Nella parte finale del saggio viene riproposta per intero una lunga composizione scritta da Pazienza, probabilmente durante il suo primo periodo da studente del Dams, in quanto da essa è possibile derivare numerose informazioni circa la poetica dell’artista: «la smania elencativa, la confusione voluta dei piani del discorso (arte-gusto-cibo-arte), la rapidità nell’afferrare uno scivolamento logico e trasformarlo in un’iperbole delocalizzata (dal pennarello alla lista dei fumettisti preferiti), il ritmo narrativo, la musicalità dei testi, gli accostamenti demenziali» (pp. 152-153). Inoltre, grazie a questo scritto di Pazienza si possono ricavare alcuni tra i numerosissimi riferimenti artistici e culturali che hanno in qualche modo influenzato la sua produzione: Pratt, Wolinski, Pichard, Parker & Hart, Quino, Mordillo, Schultz, Breccia, Claire Bretécher, Tristan Tzara, Marcel e Suzanne Duchamp, Man Ray, Hans Arp, Max Ernst, Arthur Cravan, Hugo Ball, André Breton, Vladimir Tatlin, Lacerba, Papini, Balla, Boccioni, Severini, Carrà, Marinetti, Sironi, Piero Manzoni, Pistoletto, Mondrian…

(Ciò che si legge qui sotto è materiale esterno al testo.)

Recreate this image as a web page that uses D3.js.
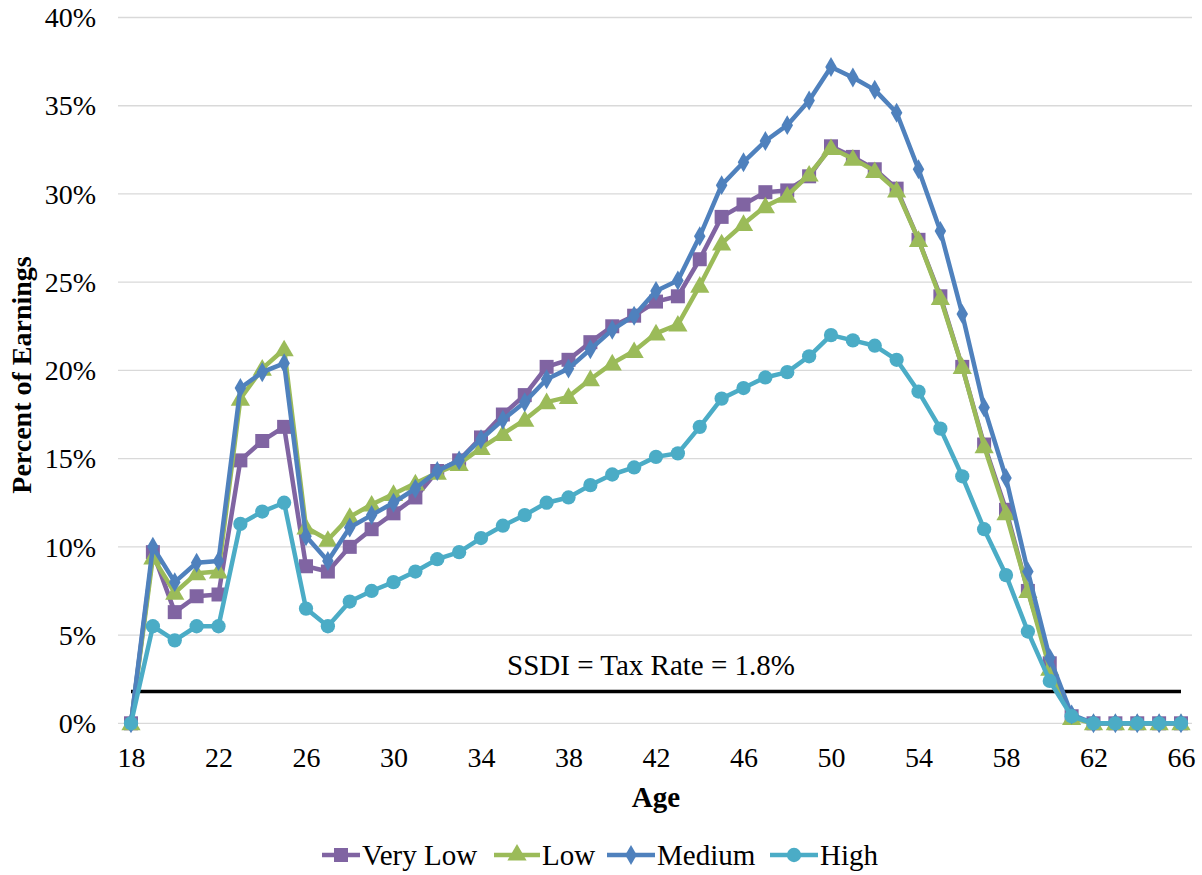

L’orizzonte espressivo di Pazienza è quello delle grandi trasformazioni che conducono agli anni Ottanta e l’artista testimonia i mutamenti «da una postazione inconsueta: quella del soggetto che si fa personaggio [entrando] nelle tavole a fumetti esibendo se stesso (o comunque un proprio avatar) sulla carta, portando a spasso i lettori in un multiverso spiazzante, letterariamente e graficamente più intenso e visionario di quelli moebiusiani perché costruito sui tasselli di un’identità sociale precisa (giovanile e universitaria) e perché capace di agire sul fronte demenziale della gag e della situazione narrativa, grazie all’assimilazione neo-dadaista e alla tendenza al polimorfismo stilistico, attraverso cui Pazienza rende pubblici i comportamenti di settori minoritari ma vistosi della gioventù» (p. 185).
L’arte di Andrea Pazienza «è stata in grado di imporre linguaggio e comportamenti, cioè immaginario collettivo in atto. Pazienza è arrivato a questo effetto disegnando se stesso e i suoi pensieri e poi infilandosi in un contesto prescelto, prima quello del Dams e di Pentothal, poi quello dell’ambiente fricchettone e fattone, poi quello dell’antropologia zanardesca, poi quello di Pompeo – per seppellire le proprie rovine – e infine quello, erudito e non meno sorprendente, della lavorazione di Campofame e di Astarte. A quest’ultima fase artistica appartiene il periodo trascorso a Montepulciano, caratterizzato dalla presenza rassicurante, intorno a Pazienza, non solo della moglie Marina ma dell’amico-editore Mauro Paganelli e di un gruppo di creativi eclettici, tra cui Moreno Miorelli, con cui prendeva confidenza diretta dell’arte rinascimentale nelle chiese e nei musei toscani» (p. 187). La voglia di sperimentare e sovvertire non è mai venuta meno nel corso della breve vita dell’artista… perché se la pazienza ha un limite, Pazienza di limiti davvero non ne aveva.